■ **PROBLEM DETAILS**
Search the material and gather each line with "chart" in it.

■ **PROVIDED DATA**
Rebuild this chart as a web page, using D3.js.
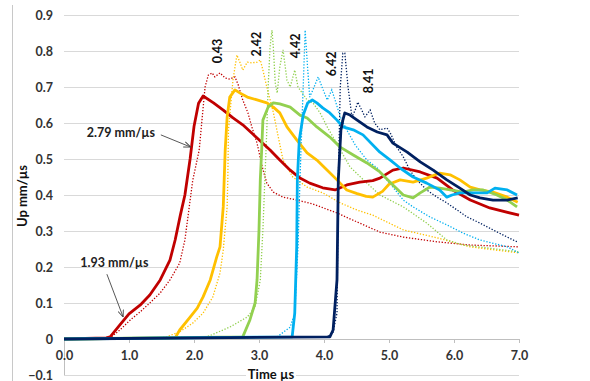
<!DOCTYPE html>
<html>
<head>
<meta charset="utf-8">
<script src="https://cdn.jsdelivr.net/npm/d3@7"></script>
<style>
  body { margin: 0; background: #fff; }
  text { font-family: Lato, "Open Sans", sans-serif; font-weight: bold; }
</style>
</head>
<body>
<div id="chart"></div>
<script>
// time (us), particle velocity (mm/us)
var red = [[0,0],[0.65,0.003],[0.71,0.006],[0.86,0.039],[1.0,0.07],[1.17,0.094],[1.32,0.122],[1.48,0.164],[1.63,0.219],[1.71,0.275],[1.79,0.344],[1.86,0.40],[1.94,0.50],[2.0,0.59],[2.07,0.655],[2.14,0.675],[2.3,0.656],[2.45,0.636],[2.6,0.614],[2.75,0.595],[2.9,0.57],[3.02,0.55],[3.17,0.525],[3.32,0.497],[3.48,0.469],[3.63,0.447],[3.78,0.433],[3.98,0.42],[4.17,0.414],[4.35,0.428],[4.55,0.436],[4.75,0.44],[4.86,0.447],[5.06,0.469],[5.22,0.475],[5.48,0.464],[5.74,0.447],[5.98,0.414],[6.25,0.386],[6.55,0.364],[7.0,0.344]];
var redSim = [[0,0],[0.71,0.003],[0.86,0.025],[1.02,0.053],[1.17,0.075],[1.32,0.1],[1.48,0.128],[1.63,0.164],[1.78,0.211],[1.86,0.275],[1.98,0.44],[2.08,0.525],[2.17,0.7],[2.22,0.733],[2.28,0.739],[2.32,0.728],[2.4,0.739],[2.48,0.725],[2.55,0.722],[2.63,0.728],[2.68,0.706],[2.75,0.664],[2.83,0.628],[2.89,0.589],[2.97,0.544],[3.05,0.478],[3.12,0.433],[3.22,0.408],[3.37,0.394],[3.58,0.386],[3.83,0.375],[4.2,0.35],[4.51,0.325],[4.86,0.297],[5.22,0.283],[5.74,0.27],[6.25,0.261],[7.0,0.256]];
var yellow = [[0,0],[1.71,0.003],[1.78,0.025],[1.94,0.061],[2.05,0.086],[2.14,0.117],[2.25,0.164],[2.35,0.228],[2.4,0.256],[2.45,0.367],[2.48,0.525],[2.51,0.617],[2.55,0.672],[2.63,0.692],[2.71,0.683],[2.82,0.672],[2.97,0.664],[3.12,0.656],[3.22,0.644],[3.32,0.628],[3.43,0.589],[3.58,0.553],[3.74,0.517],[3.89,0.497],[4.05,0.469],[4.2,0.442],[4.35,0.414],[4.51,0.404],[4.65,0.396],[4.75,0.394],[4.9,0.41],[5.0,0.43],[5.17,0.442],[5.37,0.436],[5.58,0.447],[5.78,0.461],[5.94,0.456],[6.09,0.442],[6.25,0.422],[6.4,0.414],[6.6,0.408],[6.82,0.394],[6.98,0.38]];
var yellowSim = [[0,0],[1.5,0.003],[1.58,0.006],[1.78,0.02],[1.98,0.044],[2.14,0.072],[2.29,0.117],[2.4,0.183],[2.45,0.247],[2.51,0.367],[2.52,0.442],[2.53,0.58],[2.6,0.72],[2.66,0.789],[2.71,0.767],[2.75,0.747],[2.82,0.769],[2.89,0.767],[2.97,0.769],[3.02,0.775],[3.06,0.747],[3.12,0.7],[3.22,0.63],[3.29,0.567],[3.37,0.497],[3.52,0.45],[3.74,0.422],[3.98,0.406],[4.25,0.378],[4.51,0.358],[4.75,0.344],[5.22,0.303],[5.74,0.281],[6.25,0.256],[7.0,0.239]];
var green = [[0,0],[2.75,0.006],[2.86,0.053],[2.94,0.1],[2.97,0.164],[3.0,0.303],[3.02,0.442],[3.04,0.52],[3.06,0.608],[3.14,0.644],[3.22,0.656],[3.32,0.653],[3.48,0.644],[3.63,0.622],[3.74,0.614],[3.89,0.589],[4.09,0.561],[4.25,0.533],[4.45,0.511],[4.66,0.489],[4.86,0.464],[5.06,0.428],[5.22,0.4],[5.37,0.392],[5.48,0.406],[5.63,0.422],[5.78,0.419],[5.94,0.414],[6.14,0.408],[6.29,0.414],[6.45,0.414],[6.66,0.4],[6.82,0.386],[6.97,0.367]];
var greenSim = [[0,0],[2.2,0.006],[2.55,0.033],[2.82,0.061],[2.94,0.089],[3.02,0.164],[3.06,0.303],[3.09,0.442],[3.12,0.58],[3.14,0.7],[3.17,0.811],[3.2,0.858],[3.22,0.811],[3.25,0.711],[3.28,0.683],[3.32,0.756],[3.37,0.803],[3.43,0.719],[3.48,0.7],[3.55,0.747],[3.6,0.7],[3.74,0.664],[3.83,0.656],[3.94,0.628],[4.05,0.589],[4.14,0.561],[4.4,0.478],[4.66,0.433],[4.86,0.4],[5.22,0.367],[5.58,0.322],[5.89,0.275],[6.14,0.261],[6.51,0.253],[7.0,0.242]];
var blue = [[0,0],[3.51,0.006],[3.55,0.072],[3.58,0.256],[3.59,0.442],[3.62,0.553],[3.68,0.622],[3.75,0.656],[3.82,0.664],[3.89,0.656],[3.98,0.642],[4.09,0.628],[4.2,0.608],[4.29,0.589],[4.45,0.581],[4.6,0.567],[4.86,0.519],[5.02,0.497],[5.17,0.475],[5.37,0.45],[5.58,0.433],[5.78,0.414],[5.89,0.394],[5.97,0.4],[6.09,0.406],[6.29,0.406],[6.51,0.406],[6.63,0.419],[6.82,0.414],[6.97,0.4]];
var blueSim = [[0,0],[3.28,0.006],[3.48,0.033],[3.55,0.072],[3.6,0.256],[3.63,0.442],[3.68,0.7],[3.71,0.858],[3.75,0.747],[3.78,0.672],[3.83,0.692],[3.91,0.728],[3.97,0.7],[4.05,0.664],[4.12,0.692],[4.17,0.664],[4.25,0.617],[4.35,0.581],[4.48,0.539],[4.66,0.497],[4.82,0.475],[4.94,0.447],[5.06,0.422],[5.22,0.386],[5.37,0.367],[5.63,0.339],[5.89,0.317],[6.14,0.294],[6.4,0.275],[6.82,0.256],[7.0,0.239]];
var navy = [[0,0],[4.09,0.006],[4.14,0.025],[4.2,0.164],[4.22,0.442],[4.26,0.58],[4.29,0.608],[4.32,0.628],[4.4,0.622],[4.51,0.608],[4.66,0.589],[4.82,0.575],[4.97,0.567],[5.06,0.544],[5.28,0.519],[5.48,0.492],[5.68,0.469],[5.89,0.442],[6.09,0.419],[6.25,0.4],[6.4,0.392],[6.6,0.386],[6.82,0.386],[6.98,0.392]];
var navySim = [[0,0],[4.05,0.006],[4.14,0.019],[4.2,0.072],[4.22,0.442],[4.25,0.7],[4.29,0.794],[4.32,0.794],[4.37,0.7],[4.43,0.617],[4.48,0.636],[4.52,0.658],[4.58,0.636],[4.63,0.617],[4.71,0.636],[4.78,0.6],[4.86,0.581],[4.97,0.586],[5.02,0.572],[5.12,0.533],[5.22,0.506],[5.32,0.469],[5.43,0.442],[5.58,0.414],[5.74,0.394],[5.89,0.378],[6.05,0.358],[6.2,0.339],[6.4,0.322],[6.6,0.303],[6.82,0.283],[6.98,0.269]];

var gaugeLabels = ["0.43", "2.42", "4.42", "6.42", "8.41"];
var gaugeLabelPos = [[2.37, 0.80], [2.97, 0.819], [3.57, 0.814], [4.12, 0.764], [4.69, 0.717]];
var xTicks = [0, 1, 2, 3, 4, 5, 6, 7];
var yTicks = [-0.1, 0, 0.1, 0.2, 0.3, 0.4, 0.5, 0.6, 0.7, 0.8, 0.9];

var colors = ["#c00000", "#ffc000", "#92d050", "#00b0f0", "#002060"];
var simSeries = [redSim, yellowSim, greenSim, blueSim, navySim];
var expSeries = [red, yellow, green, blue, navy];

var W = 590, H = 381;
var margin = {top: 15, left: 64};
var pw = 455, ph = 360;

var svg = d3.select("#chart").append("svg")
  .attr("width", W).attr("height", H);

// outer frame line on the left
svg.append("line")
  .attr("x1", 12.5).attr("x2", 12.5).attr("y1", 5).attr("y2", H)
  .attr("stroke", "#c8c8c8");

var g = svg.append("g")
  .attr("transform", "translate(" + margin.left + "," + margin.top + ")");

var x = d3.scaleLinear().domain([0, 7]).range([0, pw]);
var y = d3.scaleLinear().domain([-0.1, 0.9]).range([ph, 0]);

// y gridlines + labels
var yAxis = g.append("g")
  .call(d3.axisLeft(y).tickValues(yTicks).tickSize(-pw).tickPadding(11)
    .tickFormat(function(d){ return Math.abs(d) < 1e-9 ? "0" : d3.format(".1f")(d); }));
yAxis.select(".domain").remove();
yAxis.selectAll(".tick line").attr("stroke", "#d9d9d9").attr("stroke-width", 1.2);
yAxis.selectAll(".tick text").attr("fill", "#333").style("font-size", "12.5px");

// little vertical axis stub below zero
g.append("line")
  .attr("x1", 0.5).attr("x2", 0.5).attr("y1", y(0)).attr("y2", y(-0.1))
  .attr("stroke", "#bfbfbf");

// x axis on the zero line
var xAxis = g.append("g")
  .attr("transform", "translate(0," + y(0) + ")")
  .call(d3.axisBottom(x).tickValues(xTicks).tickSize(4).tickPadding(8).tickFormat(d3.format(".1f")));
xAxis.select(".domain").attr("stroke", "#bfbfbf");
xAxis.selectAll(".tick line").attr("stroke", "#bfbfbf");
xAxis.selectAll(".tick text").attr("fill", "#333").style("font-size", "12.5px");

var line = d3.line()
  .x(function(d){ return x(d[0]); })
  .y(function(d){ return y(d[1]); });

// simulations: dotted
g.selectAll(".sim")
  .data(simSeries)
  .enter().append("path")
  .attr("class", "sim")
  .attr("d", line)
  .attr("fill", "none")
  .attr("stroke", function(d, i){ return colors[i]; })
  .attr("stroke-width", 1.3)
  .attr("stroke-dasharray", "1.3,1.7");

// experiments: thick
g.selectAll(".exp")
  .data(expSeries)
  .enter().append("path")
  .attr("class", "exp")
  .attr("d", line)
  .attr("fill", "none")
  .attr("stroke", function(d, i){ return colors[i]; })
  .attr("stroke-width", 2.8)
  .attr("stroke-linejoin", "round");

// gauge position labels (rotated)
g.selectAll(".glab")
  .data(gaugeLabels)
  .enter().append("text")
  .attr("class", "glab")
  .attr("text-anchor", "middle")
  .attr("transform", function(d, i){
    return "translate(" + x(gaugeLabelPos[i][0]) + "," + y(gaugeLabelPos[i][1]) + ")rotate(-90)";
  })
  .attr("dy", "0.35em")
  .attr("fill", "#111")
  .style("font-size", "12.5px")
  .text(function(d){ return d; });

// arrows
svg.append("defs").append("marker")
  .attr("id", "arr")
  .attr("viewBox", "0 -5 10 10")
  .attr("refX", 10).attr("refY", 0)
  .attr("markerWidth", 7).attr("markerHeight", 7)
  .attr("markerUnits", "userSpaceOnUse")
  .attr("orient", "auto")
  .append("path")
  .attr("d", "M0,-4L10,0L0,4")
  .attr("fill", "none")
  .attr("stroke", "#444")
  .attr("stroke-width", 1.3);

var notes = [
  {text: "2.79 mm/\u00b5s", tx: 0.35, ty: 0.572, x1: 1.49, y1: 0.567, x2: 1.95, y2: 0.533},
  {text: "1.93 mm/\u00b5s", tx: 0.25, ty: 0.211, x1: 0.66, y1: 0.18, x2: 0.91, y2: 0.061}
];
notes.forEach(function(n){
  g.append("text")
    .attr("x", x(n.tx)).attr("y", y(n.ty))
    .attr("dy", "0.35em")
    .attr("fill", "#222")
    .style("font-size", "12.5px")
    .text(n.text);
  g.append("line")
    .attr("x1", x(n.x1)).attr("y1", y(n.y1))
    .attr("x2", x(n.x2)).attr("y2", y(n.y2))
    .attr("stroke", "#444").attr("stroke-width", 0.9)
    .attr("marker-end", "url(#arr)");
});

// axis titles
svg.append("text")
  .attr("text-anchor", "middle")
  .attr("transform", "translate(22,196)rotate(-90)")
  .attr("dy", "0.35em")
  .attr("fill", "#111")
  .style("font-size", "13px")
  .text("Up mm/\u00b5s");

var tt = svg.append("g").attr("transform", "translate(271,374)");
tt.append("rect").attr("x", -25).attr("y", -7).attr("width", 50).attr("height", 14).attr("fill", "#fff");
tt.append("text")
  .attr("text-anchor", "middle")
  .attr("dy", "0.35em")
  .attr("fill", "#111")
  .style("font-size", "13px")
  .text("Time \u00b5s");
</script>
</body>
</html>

■ **WRITTEN SOLUTION**
Rebuild this chart as a web page, using D3.js.
<div id="chart"></div>
var svg = d3.select("#chart").append("svg")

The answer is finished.